Agent Carter

Agent CarterAs the second season of Agent Carter draws to a close, I start to realise that I have been subject to a story that stretches beyond super villains, mobsters, spies and corruption. Although, to be honest, I must have been distracted by all the Marvel superhero connections.

In season one, Agent Carter was a marginalised agent working secretly for Howard Stark while also finding herself marginalised by the male agents. Season two has taken a different approach with the characters of Whitney Frost and Jason Wilkes. Issues of gender have been enhanced with race and social status. The aptly named zero matter, which already exists in the Marvel universe, has been used to good effect in the story of characters who find themselves restricted by social conventions and given opportunities to subvert morality under the influence of the unknown, unimaginable and uncontrollable power of zero matter, which for most of the series consisted of Whitney Frost using black goo to absorb people.

Having a show with a main female character leads to an inevitable marginalisation of the show. The fact that it is a period drama, doesn’t help, especially when it is going to be compared to Agents of Shield which is more directly connected to the Avengers movies.

A better comparison is the Marvel shows on Netflix, Daredevil, with a male main character and Jessica Jones, with a female main character. While Daredevil gets a higher status because of the familiarity that may exist because of the less than successful Ben Affleck film or a hugely successful five decades of comics, does that really account for the show’s success in relation to Jessica Jones?

The issues of female characters on TV (and in film for that matter) continues to be of concern. Just look at Wonder Woman in Batman vs Superman. Sure she is going to get her own film, but she still needs to be introduced by Batman and Superman just as Superman needs a little helping hand from the cinematic successes of Batman. In Agent Carter, the writers and producers have taken a more proactive approach to the situation of gender and race in the setting of the 1950s.

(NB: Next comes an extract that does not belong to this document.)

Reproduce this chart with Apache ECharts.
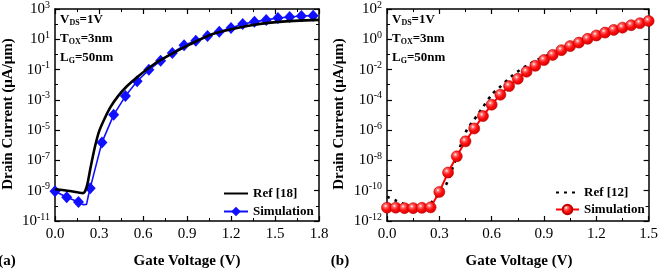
<!DOCTYPE html>
<html>
<head>
<meta charset="utf-8">
<script src="https://cdn.jsdelivr.net/npm/echarts@6/dist/echarts.min.js"></script>
<style>
html,body{margin:0;padding:0;background:#fff;}
#c{width:661px;height:269px;}
</style>
</head>
<body>
<div id="c"></div>
<script>
// ---------- Data (currents shown as log10 of I in µA/µm) ----------
// Panel (a)
const refA_V   = [0, 0.10, 0.19, 0.205, 0.22, 0.24, 0.27, 0.30, 0.34, 0.38, 0.43, 0.49, 0.57, 0.67, 0.77, 0.92, 1.08, 1.31, 1.53, 1.80];
const refA_log = [-8.9, -9.02, -9.16, -9.05, -8.6, -7.6, -6.2, -5.1, -4.2, -3.45, -2.75, -2.1, -1.42, -0.68, -0.1, 0.66, 1.36, 1.88, 2.15, 2.28];
const simA_V   = [0, 0.08, 0.16, 0.24, 0.32, 0.40, 0.48, 0.56, 0.64, 0.72, 0.80, 0.88, 0.96, 1.04, 1.12, 1.20, 1.28, 1.36, 1.44, 1.52, 1.60, 1.68, 1.76];
const simA_log = [-9.03, -9.43, -9.75, -8.83, -5.81, -3.99, -2.75, -1.77, -1.02, -0.42, 0.10, 0.60, 0.90, 1.22, 1.49, 1.75, 2.01, 2.15, 2.28, 2.41, 2.47, 2.54, 2.56];
// extra points of the simulated line between markers (no marker drawn)
const simALine_V   = [0.19, 0.215, 0.228];
const simALine_log = [-9.92, -9.9, -9.3];

// Panel (b)
const refB_V   = [0, 0.05, 0.10, 0.15, 0.20, 0.24, 0.267, 0.30, 0.339, 0.373, 0.424, 0.453, 0.472, 0.49, 0.519, 0.547, 0.604, 0.642, 0.718, 0.756, 0.80, 0.85, 0.935, 0.983, 1.04, 1.10, 1.20, 1.30, 1.40, 1.50];
const refB_log = [-10.4, -10.65, -10.9, -11.1, -11.2, -11.0, -10.6, -10.2, -9.6, -8.6, -6.95, -6.1, -5.75, -5.45, -5.0, -4.53, -3.61, -3.21, -2.40, -2.08, -1.75, -1.42, -0.98, -0.65, -0.32, -0.08, 0.30, 0.66, 0.97, 1.24];
const simB_V   = [0, 0.05, 0.10, 0.15, 0.20, 0.25, 0.30, 0.35, 0.40, 0.45, 0.50, 0.55, 0.60, 0.65, 0.70, 0.75, 0.80, 0.85, 0.90, 0.95, 1.00, 1.05, 1.10, 1.15, 1.20, 1.25, 1.30, 1.35, 1.40, 1.45, 1.50];
const simB_log = [-11.12, -11.12, -11.15, -11.15, -11.13, -11.1, -10.08, -8.8, -7.73, -6.74, -5.89, -5.07, -4.32, -3.66, -3.09, -2.61, -2.14, -1.75, -1.37, -1.03, -0.72, -0.45, -0.22, 0.03, 0.25, 0.44, 0.62, 0.77, 0.93, 1.06, 1.21];

// Axis ticks
const xTicksA = {min: 0, max: 1.8, step: 0.3};
const xTicksB = {min: 0, max: 1.5, step: 0.3};
const yTicksA = {min: -11, max: 3, step: 2};
const yTicksB = {min: -12, max: 2, step: 2};

// ---------- Build ----------
const FONT = 'Liberation Serif';
const zip = (a, b) => a.map((v, i) => [v, b[i]]);

const simAData = zip(simA_V, simA_log).map(p => ({value: p}))
  .concat(zip(simALine_V, simALine_log).map(p => ({value: p, symbol: 'none'})))
  .sort((p, q) => p.value[0] - q.value[0]);

function xAxisCfg(grid, t, pos) {
  const main = pos === 'bottom';
  return {
    type: 'value', gridIndex: grid, position: pos, min: t.min, max: t.max, interval: t.step,
    axisLine: {show: true, onZero: false, lineStyle: {color: '#000', width: 1.5}},
    axisTick: {show: true, inside: true, length: 5, lineStyle: {color: '#000', width: 1.2}},
    minorTick: {show: true, splitNumber: 2, length: 3, lineStyle: {color: '#000', width: 1}},
    splitLine: {show: false},
    axisLabel: {show: main, color: '#000', fontFamily: FONT, fontSize: 15, margin: 6,
      formatter: v => v.toFixed(1)}
  };
}
function yAxisCfg(grid, t, pos) {
  const main = pos === 'left';
  return {
    type: 'value', gridIndex: grid, position: pos, min: t.min, max: t.max, interval: t.step,
    axisLine: {show: true, onZero: false, lineStyle: {color: '#000', width: 1.5}},
    axisTick: {show: true, inside: true, length: 5, lineStyle: {color: '#000', width: 1.2}},
    minorTick: {show: true, splitNumber: 2, length: 3, lineStyle: {color: '#000', width: 1}},
    splitLine: {show: false},
    axisLabel: {show: main, color: '#000', fontFamily: FONT, margin: 5,
      formatter: v => '{b|10}{s|' + v + '}',
      rich: {
        b: {fontFamily: FONT, fontSize: 15, color: '#000', lineHeight: 18},
        s: {fontFamily: FONT, fontSize: 10, color: '#000', verticalAlign: 'top', lineHeight: 12}
      }}
  };
}

const redBall = {
  type: 'radial', x: 0.38, y: 0.35, r: 0.65,
  colorStops: [
    {offset: 0, color: '#ffffff'},
    {offset: 0.22, color: '#ff6a6a'},
    {offset: 0.55, color: '#ff1010'},
    {offset: 1, color: '#d80000'}
  ]
};

function label(text, x, y, extra) {
  return Object.assign({
    type: 'text', x: x, y: y,
    style: {text: text, fill: '#000', font: 'bold 15px "' + FONT + '"', textAlign: 'center', textVerticalAlign: 'middle'}
  }, extra || {});
}
function cond(x, y, main, sub, rest) {
  return {
    type: 'text', x: x, y: y,
    style: {
      text: '{m|' + main + '}{s|' + sub + '}{m|' + rest + '}',
      textVerticalAlign: 'middle',
      rich: {
        m: {fontFamily: FONT, fontWeight: 'bold', fontSize: 13, fill: '#000', lineHeight: 14},
        s: {fontFamily: FONT, fontWeight: 'bold', fontSize: 8, fill: '#000', verticalAlign: 'bottom', lineHeight: 8, padding: [6, 0, 0, 0]}
      }
    }
  };
}

const legendText = {fontFamily: FONT, fontWeight: 'bold', fontSize: 13, color: '#000'};

const option = {
  animation: false,
  backgroundColor: '#fff',
  grid: [
    {left: 55, top: 8, width: 264, height: 213},
    {left: 387, top: 8, width: 264, height: 213}
  ],
  xAxis: [
    xAxisCfg(0, xTicksA, 'bottom'), xAxisCfg(0, xTicksA, 'top'),
    xAxisCfg(1, xTicksB, 'bottom'), xAxisCfg(1, xTicksB, 'top')
  ],
  yAxis: [
    yAxisCfg(0, yTicksA, 'left'), yAxisCfg(0, yTicksA, 'right'),
    yAxisCfg(1, yTicksB, 'left'), yAxisCfg(1, yTicksB, 'right')
  ],
  legend: [
    {data: [{name: 'Ref [18]', itemStyle: {opacity: 0}}, 'Simulation'], orient: 'vertical', left: 223, top: 187, padding: 0,
     itemWidth: 24, itemHeight: 12, itemGap: 5, textStyle: legendText, selectedMode: false},
    {data: [{name: 'Ref [12]', itemStyle: {opacity: 0}}, 'Simulation (b)'], orient: 'vertical', left: 555, top: 186, padding: 0,
     itemWidth: 23, itemHeight: 12, itemGap: 4, textStyle: legendText, selectedMode: false,
     formatter: n => n.replace(' (b)', '')}
  ],
  series: [
    {name: 'Ref [18]', type: 'line', xAxisIndex: 0, yAxisIndex: 0, data: zip(refA_V, refA_log),
     smooth: 0.25, symbol: 'none', lineStyle: {color: '#000', width: 2.6}, itemStyle: {color: '#000'}, z: 3},
    {name: 'Simulation', type: 'line', xAxisIndex: 0, yAxisIndex: 0, data: simAData,
     symbol: 'diamond', symbolSize: [11, 12], lineStyle: {color: '#1010ff', width: 1.6},
     itemStyle: {color: '#1010ff'}, z: 2},
    {name: 'Ref [12]', type: 'line', xAxisIndex: 2, yAxisIndex: 2, data: zip(refB_V, refB_log),
     smooth: 0.3, symbol: 'none', lineStyle: {color: '#000', width: 2.6, type: [3, 5]}, itemStyle: {color: '#000'}, z: 2},
    {name: 'Simulation (b)', type: 'line', xAxisIndex: 2, yAxisIndex: 2, data: zip(simB_V, simB_log),
     symbol: 'circle', symbolSize: 11, lineStyle: {color: '#ff0000', width: 2},
     itemStyle: {color: redBall, borderColor: '#c00000', borderWidth: 0.6}, z: 3}
  ],
  graphic: [
    label('Drain Current (\u03bcA/\u03bcm)', 8, 114, {rotation: Math.PI / 2}),
    label('Drain Current (\u03bcA/\u03bcm)', 339, 114, {rotation: Math.PI / 2}),
    label('Gate Voltage (V)', 187, 261),
    label('Gate Voltage (V)', 519, 261),
    label('(a)', 7, 261),
    label('(b)', 340, 261),
    cond(60, 20, 'V', 'DS', '=1V'),
    cond(60, 39, 'T', 'OX', '=3nm'),
    cond(60, 58, 'L', 'G', '=50nm'),
    cond(392, 20, 'V', 'DS', '=1V'),
    cond(392, 39, 'T', 'OX', '=3nm'),
    cond(392, 58, 'L', 'G', '=50nm')
  ]
};

const chart = echarts.init(document.getElementById('c'), null, {renderer: 'canvas'});
chart.setOption(option);
</script>
</body>
</html>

Whitney Frost is striving against objectification while also absorbing the attention and compliments of men (when she isn’t literary absorbing men). Jason Wilkes is intangible for most of the series. His ability to make a physical impact reduced to nothing and occasionally become completely invisible and disappearing altogether. A little being of Richard Wright influence there? Probably a little too heavy for superhero show. Which brings us to the al important question of whether dealing with such weighty issues adds to the entertainment of the show and whether it should be renewed.

Why it shouldn’t be renewed is easy. This series does what other series don’t do. After the first Captain America film, it is no longer directly connected the cinematic franchise. Sure, it could be made relevant, but if one thing is being made clear with the Agents of Shield TV show, if the show can’t fit in with the film, it won’t. There have been little attempts to even suggest that the film could connect to the show. I mean, Fury appeared in the Age of Ultron, why not Agent Coulson? Well, there was that whole ‘Coulson got killed’ plot point to explain from the first Avengers film.

Why Agent Carter should be renewed is more difficult. Should the show be renewed just because it is doing something that no other show is doing? Part of me says yes, but if it can’t attract the viewers then maybe people aren’t ready for the ideas or the ideas aren’t being presented in an appropriately appealing way. Do we need difficult issues presented in an appealing way? Kinda yes. In order to introduce difficult ideas, they have to be presented in an accessible manner. Sure they are difficult but people won’t seek difficult ideas without motivation. Why would they?